On the USSR
There are two schools of Sovietology: 1) who plays down the differences between Soviet and Western systems and who generally drawn from political analysis and systems analysis. These people looked at the Soviet Union in terms understood only by liberal democracies. These academics were optimists: confident of rationality. 2) On the other hand there were the historians who grasped that totalitarian systems are different in kind, not just degree, from liberal democracies and that approaches relevant to the one are irrelevant to the other. Thatcher clearly supported the second view. Russians treated well their political elite and foreign dignitaries while their common people starved in the streets. Britain boycotted the 1980 Olympic games although many British athletes attended regardless. The USSR is terrifying for Thatcher. In 1983, relations were more chilly: the USSR had shot down a South Korean airliner killing 269 passengers, Soviets wanted a ‘nuclear free-zone’ in Europe to divide Western powers against themselves, Reagan was announcing the Strategic Defence Initiative.

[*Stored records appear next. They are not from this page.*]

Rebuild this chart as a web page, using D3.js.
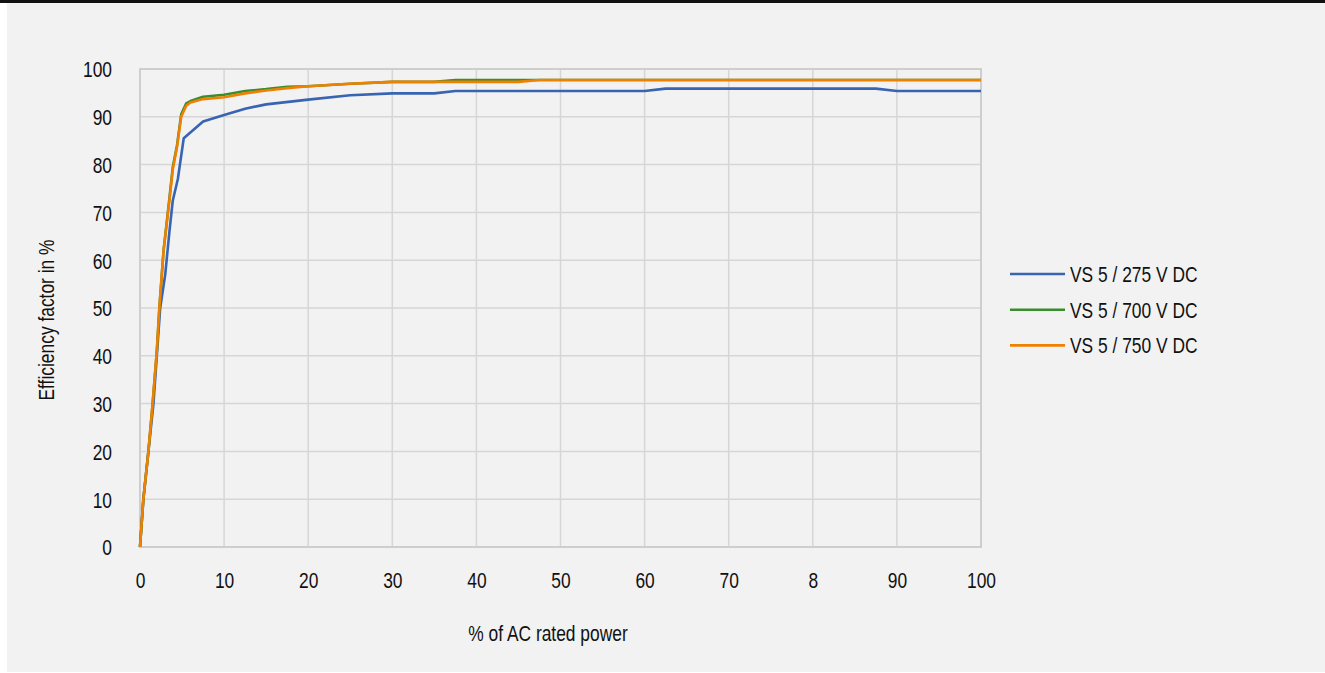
<!DOCTYPE html>
<html>
<head>
<meta charset="utf-8">
<script src="https://cdn.jsdelivr.net/npm/d3@7"></script>
<style>
  body { margin: 0; background: #ffffff; }
  svg text { font-family: "Liberation Sans", Arial, sans-serif; fill: #111; }
</style>
</head>
<body>
<svg id="svg"></svg>
<script>
const width = 1325, height = 673;

// x values in % of AC rated power, y values in % efficiency
const seriesNames = ["VS 5 / 275 V DC", "VS 5 / 700 V DC", "VS 5 / 750 V DC"];
const seriesColors = ["#3864b2", "#3a8c2f", "#f08000"];

const vs275 = [[0, 0], [0.4, 10], [1, 20], [1.6, 30], [2, 40], [2.4, 50], [3, 57], [3.5, 66], [3.9, 72.5],
    [4.5, 77], [5.2, 85.5], [7.5, 89], [10, 90.4], [12.5, 91.7], [15, 92.6], [20, 93.6], [25, 94.5],
    [30, 94.9], [35, 94.9], [37.5, 95.4], [40, 95.4], [45, 95.4], [50, 95.4], [55, 95.4], [60, 95.4],
    [62.5, 95.9], [65, 95.9], [70, 95.9], [75, 95.9], [80, 95.9], [85, 95.9], [87.5, 95.9], [90, 95.4],
    [95, 95.4], [100, 95.4]];

const vs700 = [[0, 0], [0.4, 10], [1, 20], [1.5, 30], [2, 41], [2.3, 50], [2.8, 62], [3.5, 73], [3.9, 79.5],
    [4.4, 84], [4.9, 90.5], [5.5, 92.8], [6, 93.3], [7.5, 94.2], [10, 94.6], [12.5, 95.4], [15, 95.8],
    [17.5, 96.3], [20, 96.4], [25, 96.9], [30, 97.3], [35, 97.3], [37.5, 97.7], [40, 97.7], [45, 97.7],
    [50, 97.7], [55, 97.7], [60, 97.7], [65, 97.7], [70, 97.7], [75, 97.7], [80, 97.7], [85, 97.7],
    [90, 97.7], [95, 97.7], [100, 97.7]];

const vs750 = [[0, 0], [0.4, 10], [1, 20], [1.5, 30], [2, 41], [2.3, 50], [2.8, 62], [3.5, 72.5], [3.9, 79],
    [4.4, 83.7], [4.9, 90], [5.5, 92.3], [6, 93], [7.5, 93.7], [10, 94.1], [12.5, 94.9], [15, 95.5],
    [17.5, 96], [20, 96.4], [25, 96.9], [30, 97.3], [35, 97.3], [40, 97.3], [45, 97.3], [47.5, 97.7],
    [50, 97.7], [55, 97.7], [60, 97.7], [65, 97.7], [70, 97.7], [75, 97.7], [80, 97.7], [85, 97.7],
    [90, 97.7], [95, 97.7], [100, 97.7]];

const xTickValues = [0, 10, 20, 30, 40, 50, 60, 70, 80, 90, 100];
const xTickLabels = ["0", "10", "20", "30", "40", "50", "60", "70", "8", "90", "100"];
const yTickValues = [0, 10, 20, 30, 40, 50, 60, 70, 80, 90, 100];

const xTitle = "% of AC rated power";
const yTitle = "Efficiency factor in %";

document.addEventListener("DOMContentLoaded", () => draw());

function draw() {
    const plot = { left: 140, right: 981, top: 69, bottom: 547 };
    const x = d3.scaleLinear().domain([0, 100]).range([plot.left, plot.right]);
    const y = d3.scaleLinear().domain([0, 100]).range([plot.bottom, plot.top]);

    const svg = d3.select("#svg").attr("width", width).attr("height", height);

    // page frame: black strip on top, grey panel
    svg.append("rect").attr("x", 0).attr("y", 0).attr("width", width).attr("height", 3).attr("fill", "#111");
    svg.append("rect").attr("x", 7).attr("y", 3).attr("width", width - 7).attr("height", 669).attr("fill", "#f2f2f2");

    // gridlines
    svg.append("g").selectAll("line").data(xTickValues).enter().append("line")
        .attr("x1", d => x(d)).attr("x2", d => x(d))
        .attr("y1", plot.top).attr("y2", plot.bottom)
        .attr("stroke", "#d6d6d6").attr("stroke-width", 1.5);
    svg.append("g").selectAll("line").data(yTickValues).enter().append("line")
        .attr("x1", plot.left).attr("x2", plot.right)
        .attr("y1", d => y(d)).attr("y2", d => y(d))
        .attr("stroke", "#d6d6d6").attr("stroke-width", 1.5);
    svg.append("rect")
        .attr("x", plot.left).attr("y", plot.top)
        .attr("width", plot.right - plot.left).attr("height", plot.bottom - plot.top)
        .attr("fill", "none").attr("stroke", "#cecece").attr("stroke-width", 2);

    // axes (labels only)
    const xAxis = d3.axisBottom(x).tickValues(xTickValues)
        .tickFormat((d, i) => xTickLabels[i]).tickSize(0).tickPadding(0);
    const gx = svg.append("g").attr("transform", `translate(0,${plot.bottom})`).call(xAxis);
    gx.select(".domain").remove();
    gx.selectAll("text").attr("dy", null).attr("y", 41).attr("fill", "#111")
        .style("font-size", "22px");

    const yAxis = d3.axisLeft(y).tickValues(yTickValues).tickSize(0).tickPadding(0);
    const gy = svg.append("g").attr("transform", `translate(112,0)`).call(yAxis);
    gy.select(".domain").remove();
    gy.selectAll("text").attr("x", 0).attr("dy", "0.36em").attr("fill", "#111")
        .style("font-size", "22px");
    gx.attr("font-family", null);
    gy.attr("font-family", null);

    // titles
    svg.append("text").attr("x", 548).attr("y", 641).attr("text-anchor", "middle")
        .style("font-size", "22px").text(xTitle);
    svg.append("text").attr("transform", "translate(54,320) rotate(-90)").attr("text-anchor", "middle")
        .style("font-size", "22px").text(yTitle);

    // series
    const line = d3.line().x(d => x(d[0])).y(d => y(d[1]));
    const series = [vs275, vs700, vs750];
    svg.append("g").selectAll("path").data(series).enter().append("path")
        .attr("d", line)
        .attr("fill", "none")
        .attr("stroke", (d, i) => seriesColors[i])
        .attr("stroke-width", 2.6)
        .attr("stroke-linejoin", "round");

    // legend
    const legend = svg.append("g").attr("transform", "translate(1010,274)");
    const items = legend.selectAll("g").data(seriesNames).enter().append("g")
        .attr("transform", (d, i) => `translate(0,${i * 35.7})`);
    items.append("line").attr("x1", 0).attr("x2", 55).attr("y1", 0).attr("y2", 0)
        .attr("stroke", (d, i) => seriesColors[i]).attr("stroke-width", 2.6);
    items.append("text").attr("x", 60).attr("dy", "0.36em")
        .style("font-size", "22px").text(d => d);

    // condensed look: squeeze every label horizontally
    svg.selectAll("text").each(function () {
        const w = this.getComputedTextLength();
        d3.select(this).attr("textLength", w * 0.79).attr("lengthAdjust", "spacingAndGlyphs");
    });
}
</script>
</body>
</html>
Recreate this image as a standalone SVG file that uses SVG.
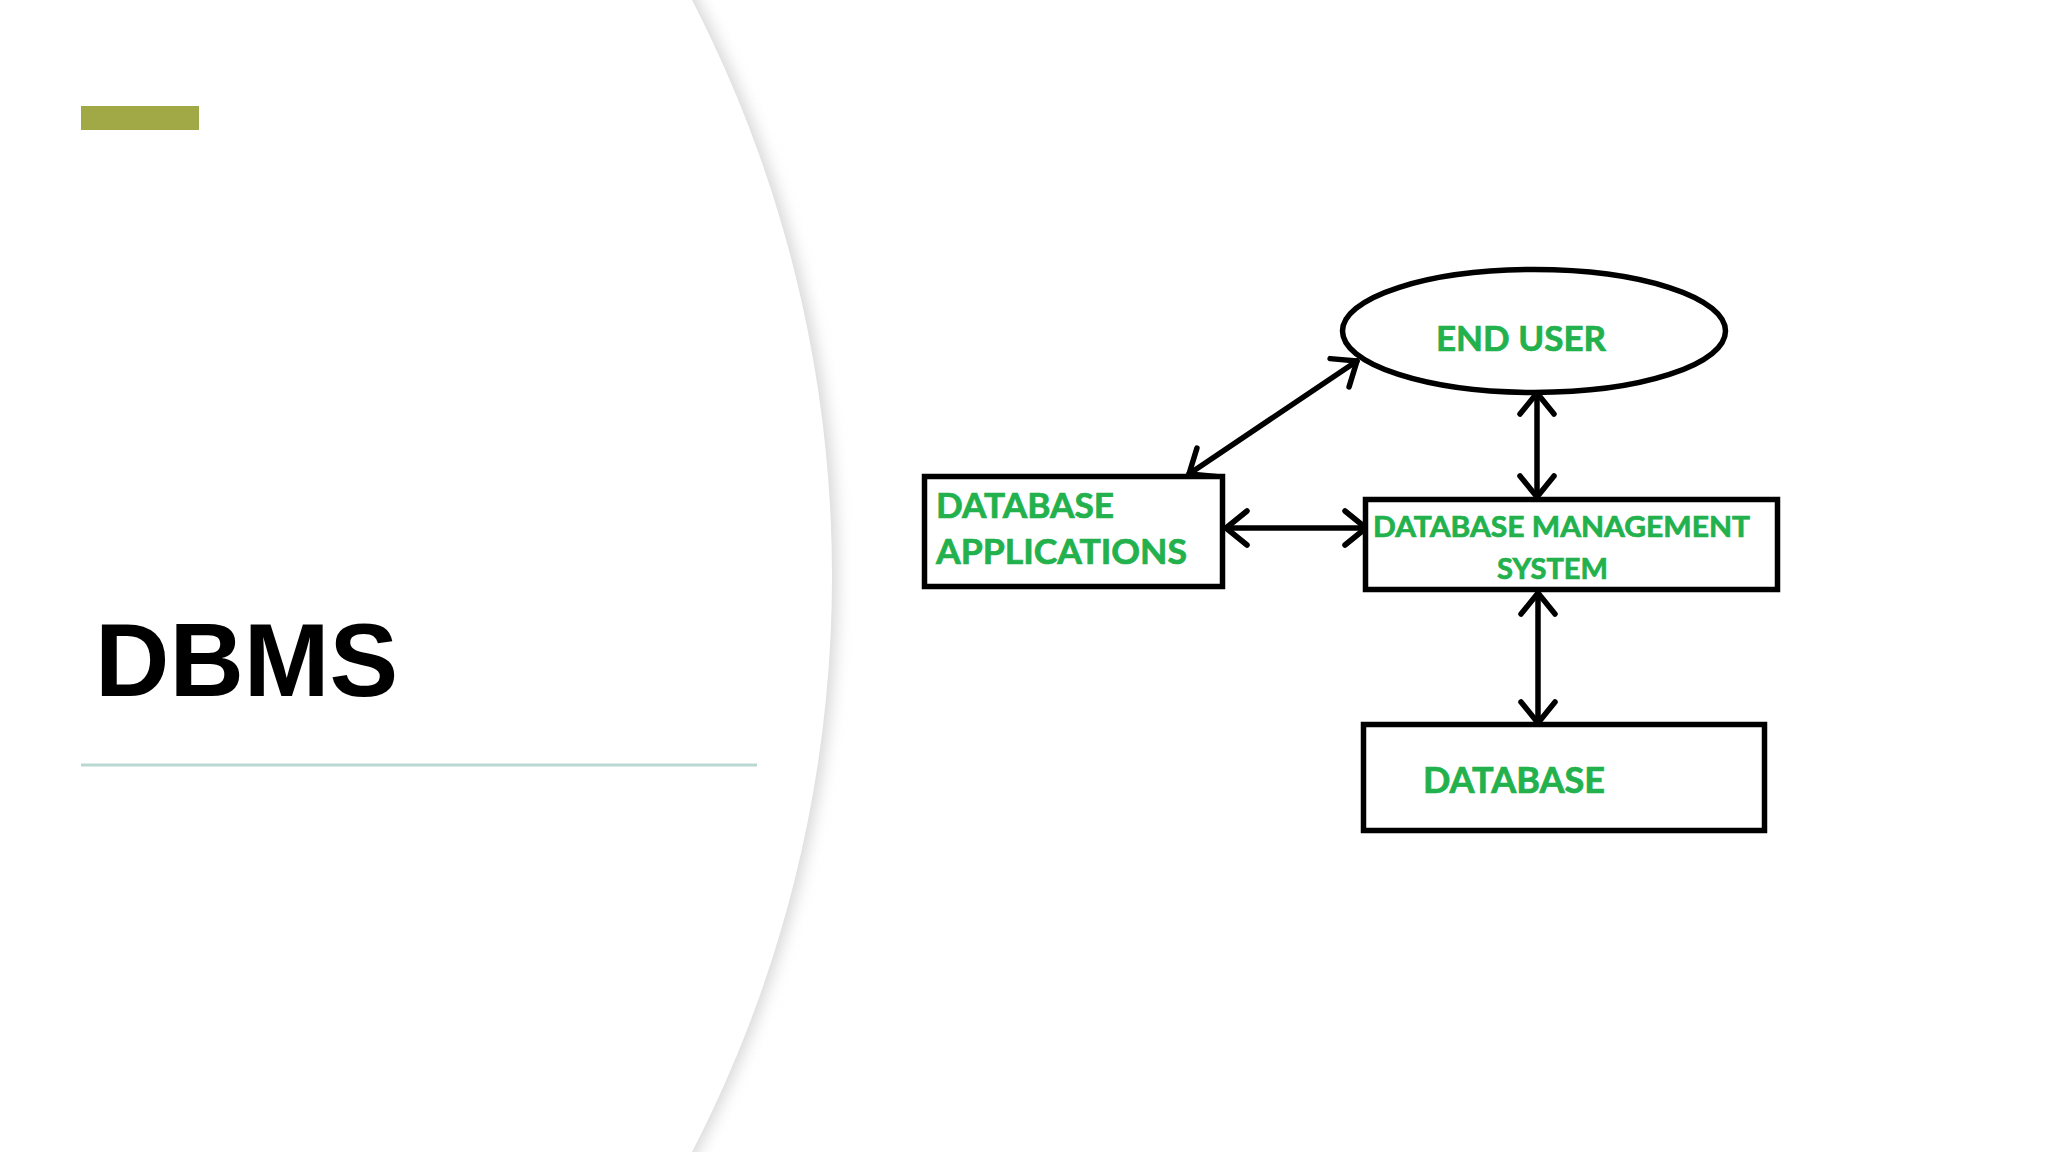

The capitalist and communist systems were incompatible. Thatcher endeavoured to understand the Soviet system of economics, justice and society. Thatcher disapproved of the handling of the Refusniks; the human rights record of the Soviet Union was appalling. She hated the destruction of the human spirit which she felt occurred in that system of government. Gorbachev was someone Thatcher actively sought out to find common ground. Andropov was the leader of the USSR at this time. Gorbachev was the most well educated. Thatcher visited Hungary, to see how their economy was liberalizing under Soviet influence. She saw some mild signs of pro-free-market progress but they were limited at best. She noted that the economic experiment was conducted under limited parameters. Andropov passed away and Thatcher attended his funeral. Chernenko became the leader.
Gorbachev visited England and Thatcher. Mrs. Gorbachev’s own family had suffered under the forced collectivization. Gorbachev denied the centralization of economic planning. He explained that decentralization into smaller business models was being implemented. Thatcher felt it was not enough. Thatcher believed that a simplistic redistribution system was not the best way to go about running a society.